I have a god daughter that has Autism, she's a gem that makes me see how much the simple things are taken for granted. ASD (Autism Spectrum Disorder) is sometimes able to be worked with, sometimes not... Their symbol is puzzle pieces... because for an Autistic, it's like trying to put together a puzzle without all the pieces.
At my worst:
I'm a bitch. I'm blunt and honest. And honest that I am good at lying though I refrain because one lie starts a chain that is near impossible to get out of and I don't like the headache of dealing with the consequences. I'm insecure. I'm haunted by the past. I can't control my reactions when emotionally hurt. But I'm me, I'm beautiful in my flaws. Not in spite of them, but because of them. I don't deserve some of the best things/people in my life, but dammit, if you can't handle me at my worst, you don't deserve me at my best. I have found one of the true loves (meaning I have several people that are truly connected by their soul to mine) of my whole existence, and he puts up with me somehow. I'm over protective of him. I have to refrain from wanting to attack certain people that try "too" hard when it comes to talking to him. I'm a romantic, and a cynic. I'm a daydreaming realist and a pessimistic idealist. I get vibes and instincts about people and rarely back down on those and I'm usually right about them... so if I automatically push you away and admit that I don't like or trust you, then be careful what you do, as I do admit that I won't be giving you any room to mess up.

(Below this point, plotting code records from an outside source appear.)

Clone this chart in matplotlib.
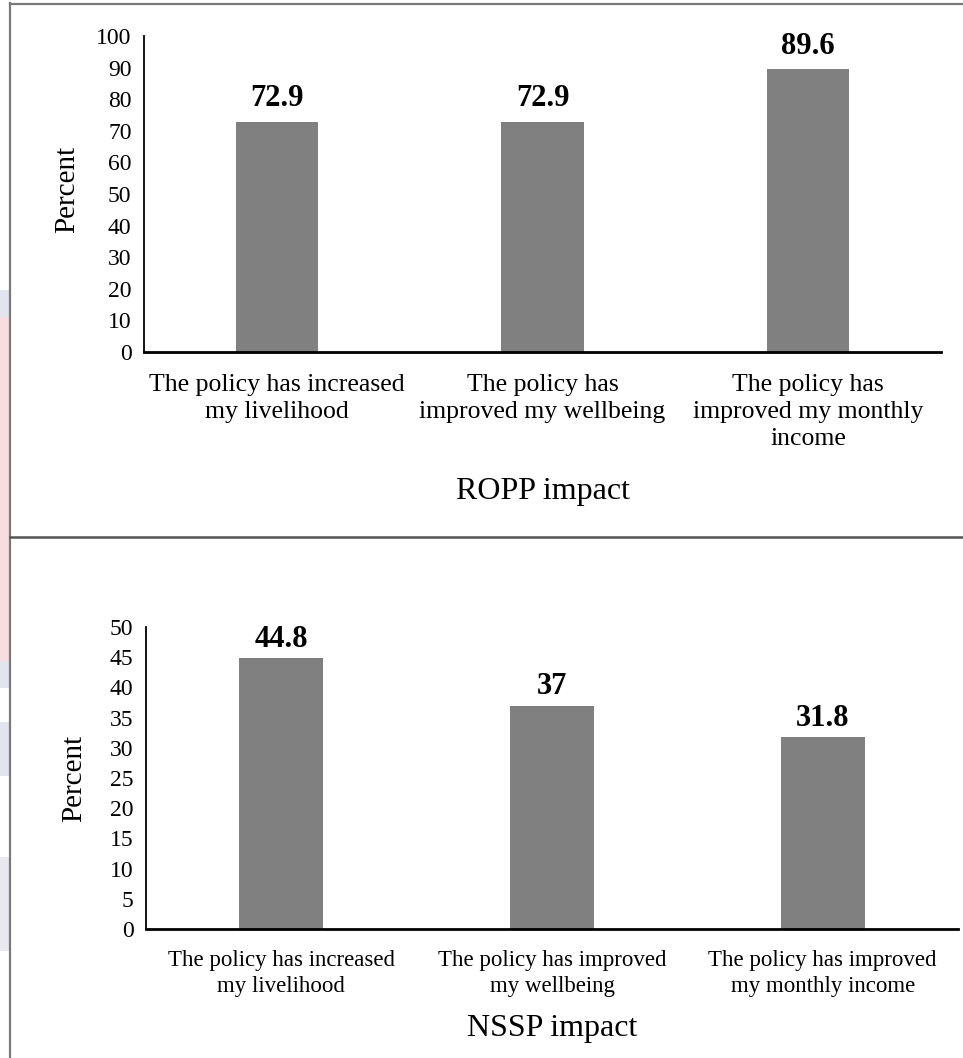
import matplotlib
matplotlib.use("Agg")
import matplotlib.pyplot as plt
from matplotlib.lines import Line2D
from matplotlib.patches import Rectangle

plt.rcParams['font.family'] = ['Liberation Serif', 'DejaVu Serif']

# ---- data ----
ropp_labels = ["The policy has increased\nmy livelihood",
               "The policy has\nimproved my wellbeing",
               "The policy has\nimproved my monthly\nincome"]
ropp_values = [72.9, 72.9, 89.6]
ropp_ticks = list(range(0, 101, 10))

nssp_labels = ["The policy has increased\nmy livelihood",
               "The policy has improved\nmy wellbeing",
               "The policy has improved\nmy monthly income"]
nssp_values = [44.8, 37, 31.8]
nssp_ticks = list(range(0, 51, 5))

W, H = 963, 1058
fig = plt.figure(figsize=(W / 100, H / 100), dpi=100)
fig.patch.set_facecolor('white')


def px_box(left, top, right, bottom):
    """Convert pixel edges (origin top-left) to a figure-fraction rect."""
    return [left / W, 1 - bottom / H, (right - left) / W, (bottom - top) / H]


# faint coloured strips along the left margin
for y0, y1, col in [(290, 317, '#e3e5ee'), (317, 661, '#f8dde0'),
                    (661, 688, '#e3e5ee'), (722, 776, '#e3e5ee'),
                    (857, 951, '#e8e9f0')]:
    fig.add_artist(Rectangle((0, 1 - y1 / H), 8.5 / W, (y1 - y0) / H,
                             transform=fig.transFigure, color=col, lw=0, zorder=0))

# panel frames
frame_kw = dict(transform=fig.transFigure, color='#7a7a7a', lw=1.6)
fig.add_artist(Line2D([9.5 / W, 9.5 / W], [1 - 3 / H, 0], **frame_kw))
fig.add_artist(Line2D([9.5 / W, 1], [1 - 3.5 / H, 1 - 3.5 / H], **frame_kw))
fig.add_artist(Line2D([9.5 / W, 1], [1 - 537 / H, 1 - 537 / H],
                      transform=fig.transFigure, color='#555555', lw=1.8))


def draw_panel(rect, labels, values, ticks, ymax, title, val_fmt,
               cat_size, cat_pad, title_xy, ylabel_xy, label_offset):
    ax = fig.add_axes(rect)
    x = list(range(len(values)))
    ax.bar(x, values, width=0.31, color='#808080', zorder=2)
    ax.set_xlim(-0.5, len(values) - 0.5)
    ax.set_ylim(0, ymax)
    ax.set_yticks(ticks)
    ax.set_xticks(x)
    ax.set_xticklabels(labels, fontsize=cat_size, linespacing=1.3)
    ax.tick_params(axis='x', length=0, pad=cat_pad)
    ax.tick_params(axis='y', length=0, pad=9, labelsize=17)
    for s in ('top', 'right'):
        ax.spines[s].set_visible(False)
    ax.spines['left'].set_linewidth(1.3)
    ax.spines['bottom'].set_linewidth(2.0)
    ax.set_facecolor('none')
    for xi, v in zip(x, values):
        ax.annotate(val_fmt(v), (xi, v), xytext=(0, label_offset),
                    textcoords='offset points', ha='center', va='bottom',
                    fontsize=22, fontweight='bold')
    ax.set_xlabel(title, fontsize=23)
    ax.xaxis.set_label_coords(*title_xy)
    ax.xaxis.label.set_va('center')
    ax.set_ylabel('Percent', fontsize=21)
    ax.yaxis.set_label_coords(*ylabel_xy)
    ax.yaxis.label.set_va('center')
    return ax


def fmt(v):
    return f"{v:g}"


draw_panel(px_box(144, 36, 941, 352), ropp_labels, ropp_values, ropp_ticks, 100,
           'ROPP impact', fmt, 18.5, 16, (0.5, -0.443), (-0.096, 0.513), 6)
draw_panel(px_box(146, 627, 958, 929), nssp_labels, nssp_values, nssp_ticks, 50,
           'NSSP impact', fmt, 16.5, 15, (0.5, -0.328), (-0.089, 0.5), 3)

fig.savefig('out.png', dpi=100, facecolor='white')
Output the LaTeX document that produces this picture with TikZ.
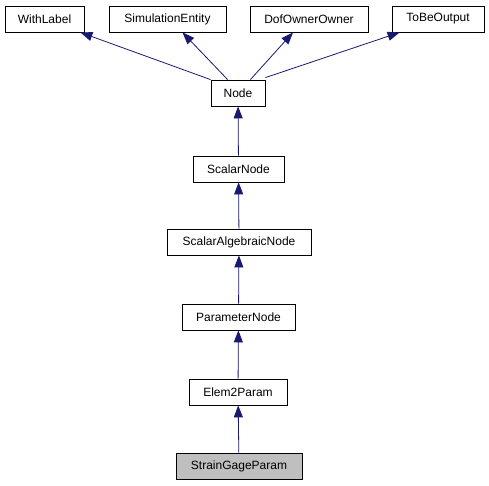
\documentclass[tikz,border=0pt]{standalone}
\usepackage{fontspec}
\setmainfont{Liberation Sans}
\usetikzlibrary{arrows.meta}
\definecolor{edgeblue}{HTML}{191970}
\definecolor{leafgray}{HTML}{BFBFBF}
\begin{document}
\begin{tikzpicture}[x=1pt,y=-1pt,
  cls/.style={draw=black,fill=white,line width=0.8pt,minimum height=26pt,inner sep=0pt,font=\fontsize{12}{14}\selectfont},
  edge/.style={draw=edgeblue,line width=0.8pt,-{Triangle[length=12pt,width=9pt,fill=edgeblue]}}]
\useasboundingbox (0,0) rectangle (489,485);
\node[cls,minimum width=79pt] (wl) at (44.5,19) {WithLabel};
\node[cls,minimum width=117pt] (se) at (167.5,19) {SimulationEntity};
\node[cls,minimum width=118pt] (doo) at (309,19) {DofOwnerOwner};
\node[cls,minimum width=92pt] (tbo) at (438,19) {ToBeOutput};
\node[cls,minimum width=54pt] (nd) at (238,93) {Node};
\node[cls,minimum width=91pt] (sn) at (238.5,169) {ScalarNode};
\node[cls,minimum width=144pt] (san) at (239,242) {ScalarAlgebraicNode};
\node[cls,minimum width=113pt] (pn) at (238.5,317) {ParameterNode};
\node[cls,minimum width=98pt] (e2p) at (238,392) {Elem2Param};
\node[cls,minimum width=126pt,fill=leafgray] (sgp) at (239,466) {StrainGageParam};
\draw[edge] (nd.north west) -- ([xshift=-4pt]wl.south east);
\draw[edge] ([xshift=17pt]nd.north west) -- ([xshift=15pt]se.south);
\draw[edge] ([xshift=-15pt]nd.north east) -- ([xshift=-16pt]doo.south);
\draw[edge] ([yshift=2pt]nd.north east) -- ([xshift=8pt]tbo.south west);
\draw[edge] (sn) -- (nd);
\draw[edge] (san) -- (sn);
\draw[edge] (pn) -- (san);
\draw[edge] (e2p) -- (pn);
\draw[edge] (sgp) -- (e2p);
\end{tikzpicture}
\end{document}
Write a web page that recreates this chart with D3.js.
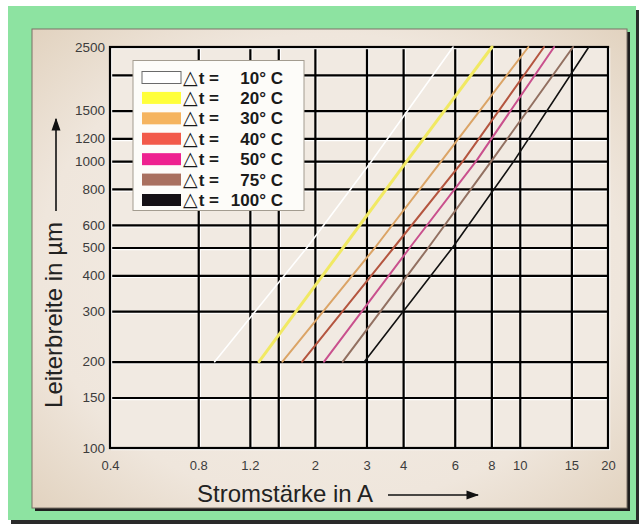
<!DOCTYPE html>
<html>
<head>
<meta charset="utf-8">
<script src="https://cdn.jsdelivr.net/npm/d3@7"></script>
<style>
  html, body { margin: 0; padding: 0; background: #ffffff; }
  svg { display: block; font-family: "Liberation Sans", Arial, sans-serif; }
</style>
</head>
<body>
<div id="chart"></div>
<script>
const widths = [200, 500, 1000, 2500];

// Stromstärke (A) je Temperaturerhöhung
const current10 = [0.91, 1.88, 3.12, 5.92];
const current20 = [1.29, 2.50, 4.12, 8.04];
const current30 = [1.55, 3.21, 5.40, 10.7];
const current40 = [1.81, 3.72, 6.40, 12.1];
const current50 = [2.15, 4.22, 7.10, 13.1];
const current75 = [2.49, 4.88, 8.00, 15.2];
const current100 = [2.95, 5.90, 9.55, 17.2];

const deltaT = ['10° C', '20° C', '30° C', '40° C', '50° C', '75° C', '100° C'];

const xTickLabels = [0.4, 0.8, 1.2, 2, 3, 4, 6, 8, 10, 15, 20];
const xGrid = [0.8, 1.2, 1.5, 2, 3, 4, 6, 8, 10, 15];
const yTickLabels = [100, 150, 200, 300, 400, 500, 600, 800, 1000, 1200, 1500, 2500];
const yGrid = [150, 200, 300, 400, 500, 600, 800, 1000, 1200, 1500, 2000];

const series = [current10, current20, current30, current40, current50, current75, current100];
const lineColors = ['#ffffff', '#f1e963', '#dba466', '#b4553f', '#c9508d', '#927061', '#111111'];
const lineWidths = [1.6, 3, 2, 2, 2, 2, 1.6];
const swatchColors = ['#ffffff', '#ffff3a', '#f5b45f', '#f25a4a', '#ee2290', '#a9705f', '#141014'];

const W = 639, H = 531;
const plot = { left: 110, right: 608, top: 47, bottom: 448 };

const svg = d3.select('#chart').append('svg')
    .attr('width', W)
    .attr('height', H);

const defs = svg.append('defs');
const grad = defs.append('radialGradient')
    .attr('id', 'paper')
    .attr('cx', '50%').attr('cy', '50%').attr('r', '70%');
grad.append('stop').attr('offset', '0%').attr('stop-color', '#f4eee7');
grad.append('stop').attr('offset', '70%').attr('stop-color', '#efe6dc');
grad.append('stop').attr('offset', '100%').attr('stop-color', '#e2d3c0');

// grüner Hintergrund mit Schatten
svg.append('rect').attr('x', 11).attr('y', 10).attr('width', 628).attr('height', 514).attr('fill', '#2a2a2a');
svg.append('rect').attr('x', 8).attr('y', 6).attr('width', 628).attr('height', 514).attr('fill', '#8de3a1');

// Papierfläche
svg.append('rect').attr('x', 35).attr('y', 32).attr('width', 595).attr('height', 479).attr('fill', '#1e1e1e');
svg.append('rect').attr('x', 32).attr('y', 29).attr('width', 595).attr('height', 479)
    .attr('fill', 'url(#paper)')
    .attr('stroke', '#7a7166').attr('stroke-width', 1);

// Skalen
const x = d3.scaleLog().domain([0.4, 20]).range([plot.left, plot.right]);
const y = d3.scaleLog().domain([100, 2500]).range([plot.bottom, plot.top]);
const innerW = plot.right - plot.left;
const innerH = plot.bottom - plot.top;

svg.append('rect')
    .attr('x', plot.left).attr('y', plot.top)
    .attr('width', innerW).attr('height', innerH)
    .attr('fill', '#f1eae2');

// Gitter: heller Schein, dann schwarze Linien
function drawGrid(offset, color, width) {
    const gx = svg.append('g')
        .attr('transform', `translate(${offset},${plot.bottom + offset})`)
        .call(d3.axisBottom(x).tickValues(xGrid).tickSize(-innerH).tickFormat(''));
    gx.select('.domain').remove();
    gx.selectAll('line').attr('stroke', color).attr('stroke-width', width);

    const gy = svg.append('g')
        .attr('transform', `translate(${plot.left + offset},${offset})`)
        .call(d3.axisLeft(y).tickValues(yGrid).tickSize(-innerW).tickFormat(''));
    gy.select('.domain').remove();
    gy.selectAll('line').attr('stroke', color).attr('stroke-width', width);
}
drawGrid(1.6, '#ffffff', 1.2);
drawGrid(0, '#000000', 2.2);

svg.append('rect')
    .attr('x', plot.left + 1.6).attr('y', plot.top + 1.6)
    .attr('width', innerW).attr('height', innerH)
    .attr('fill', 'none').attr('stroke', '#ffffff').attr('stroke-width', 1.2);
svg.append('rect')
    .attr('x', plot.left).attr('y', plot.top)
    .attr('width', innerW).attr('height', innerH)
    .attr('fill', 'none').attr('stroke', '#000000').attr('stroke-width', 2.2);

// Tick-Beschriftungen
const xLab = svg.append('g')
    .attr('transform', `translate(0,${plot.bottom})`)
    .call(d3.axisBottom(x).tickValues(xTickLabels).tickSize(0).tickPadding(13)
        .tickFormat(d => String(d)));
xLab.select('.domain').remove();
xLab.selectAll('text')
    .attr('font-family', '"Liberation Sans", Arial, sans-serif')
    .attr('font-size', 13).attr('fill', '#3c3c3c');

const yLab = svg.append('g')
    .attr('transform', `translate(${plot.left},0)`)
    .call(d3.axisLeft(y).tickValues(yTickLabels).tickSize(0).tickPadding(5)
        .tickFormat(d => String(d)));
yLab.select('.domain').remove();
yLab.selectAll('text')
    .attr('font-family', '"Liberation Sans", Arial, sans-serif')
    .attr('font-size', 13.5).attr('fill', '#3c3c3c');

// Kurven
const line = d3.line()
    .x(d => x(d[0]))
    .y(d => y(d[1]));

series.forEach((values, i) => {
    const pts = values.map((v, k) => [v, widths[k]]);
    svg.append('path')
        .datum(pts)
        .attr('d', line)
        .attr('fill', 'none')
        .attr('stroke', lineColors[i])
        .attr('stroke-width', lineWidths[i])
        .attr('stroke-linejoin', 'round')
        .attr('stroke-linecap', 'round');
});

// Legende
const legend = svg.append('g');
legend.append('rect')
    .attr('x', 133).attr('y', 60.5).attr('width', 171).attr('height', 150)
    .attr('fill', '#fdfcf9').attr('stroke', '#a39c90').attr('stroke-width', 1);

const rowY = d3.scaleLinear().domain([0, deltaT.length - 1]).range([77.5, 200]);
deltaT.forEach((label, i) => {
    const cy = rowY(i);
    legend.append('rect')
        .attr('x', 142).attr('y', cy - 6).attr('width', 39).attr('height', 12)
        .attr('fill', swatchColors[i])
        .attr('stroke', i === 0 ? '#6a6a6a' : 'none').attr('stroke-width', 1);
    const t = legend.append('text')
        .attr('x', 183).attr('y', cy + 6)
        .attr('font-size', 17).attr('font-weight', 'bold').attr('fill', '#1a1a1a');
    t.append('tspan')
        .attr('font-family', '"DejaVu Sans", sans-serif')
        .attr('font-weight', 'normal')
        .attr('font-size', 19)
        .text('△');
    t.append('tspan').attr('dx', 1).text('t =');
    legend.append('text')
        .attr('x', 283).attr('y', cy + 6)
        .attr('text-anchor', 'end')
        .attr('font-size', 17).attr('font-weight', 'bold').attr('fill', '#1a1a1a')
        .text(label);
});

// Achsentitel mit Pfeilen
defs.append('marker')
    .attr('id', 'arrow')
    .attr('viewBox', '0 0 10 10')
    .attr('refX', 9).attr('refY', 5)
    .attr('markerWidth', 8).attr('markerHeight', 8)
    .attr('orient', 'auto-start-reverse')
    .append('path').attr('d', 'M0,1.5 L10,5 L0,8.5 Z').attr('fill', '#111');

svg.append('text')
    .attr('transform', 'translate(62,315) rotate(-90)')
    .attr('text-anchor', 'middle')
    .attr('font-size', 24).attr('fill', '#222')
    .text('Leiterbreite in µm');
svg.append('line')
    .attr('x1', 56).attr('y1', 211).attr('x2', 56).attr('y2', 119)
    .attr('stroke', '#111').attr('stroke-width', 1.6)
    .attr('marker-end', 'url(#arrow)');

svg.append('text')
    .attr('x', 197).attr('y', 502)
    .attr('font-size', 24).attr('fill', '#222')
    .text('Stromstärke in A');
svg.append('line')
    .attr('x1', 388).attr('y1', 495).attr('x2', 478).attr('y2', 495)
    .attr('stroke', '#111').attr('stroke-width', 1.6)
    .attr('marker-end', 'url(#arrow)');
</script>
</body>
</html>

I've been through hell, I've fought demons, I've pasted a fake smile on my face to hide the fact that my heart was cut and torn to pieces, I've been abused, treated like a servant, made to feel I wasn't worth sh*t, that what I felt wasn't worth even taking into consideration, lied to, cheated on, been through a marriage where I wanted to die rather than live through it and the only reason I didn't kill myself was a promise that I never would to a friend that had me swear on my love of her and my mother, had the person I thought I could trust cheat on me and then didn't have the balls to tell me so his mom had to (not my ex husband), been abandoned, been neglected, raped by someone I trusted, been physically starving for a month and a half while my husband ate at work and didn't leave enough money for me to get even 50 bucks of groceries.... and I've finally found the one that sees that I have problems to work through because of the past, that knows that, that even at the worst of times works with me, cares about me, loves me... even with my flaws... So don't mess with him, don't mess with me, and for god's sake don't even think about messing with his love for me. I don't need that heartache. He is my best friend, that is all, but I won't tolerate anyone trying to take that from me when it is all I ask.
At my best:
I'm a lover, I see beauty everywhere I look. I befriend the people that are down on the totem pole. I'm an artist. I love children, and have six godchildren that I adore. I love to decorate, dance (ballroom), sing, learn guitar, read, write (poetry and working on a novel), paint, sculpt. I'm a hobby photographer working on making that a bit more professional standing, though my true dream is a coffee shop/cafe. I would like to be a 'vintage/rockabilly' model. I love history (of the cultural side, not wars and politics). I love to study.. you name it, Religion, Psychology, Serial killers, art, literature, various computer related items... I get interested in something, and then make a study of it. I'm a jack of all trades, master of none. I'm a witch without a true set in stone religion to bind me. I follow what feels 'right' to me. I teach those who are willing to be taught. I'm a Phoenix, I burn bright, I crash and die but always rise again brighter than ever. I rely on my friends to help me pull myself back together, but have an independent streak so sometimes I go at it alone. I'm an empath that learned the ability to ignore my emotions to a point when it is needed. But I enjoy emotion, even when sometimes I get hurt. I'm typically an optimistic person. I identify with animals and humans alike. I love the feeling of being in love, it is the most "alive" feeling there is and I'm addicted to my love for my best friend, Starchild. lol. He proved to me that I could still trust someone, because somehow he had my trust from the start. Even after hell, he taught me to let my guard down and believe in love again. I'm still healing from the past, but he shows me hope, even when I don't see it at first. I'm a better person because he inspires me to be better, to try harder, to not give up. He holds my heart in his hand and I trust it there.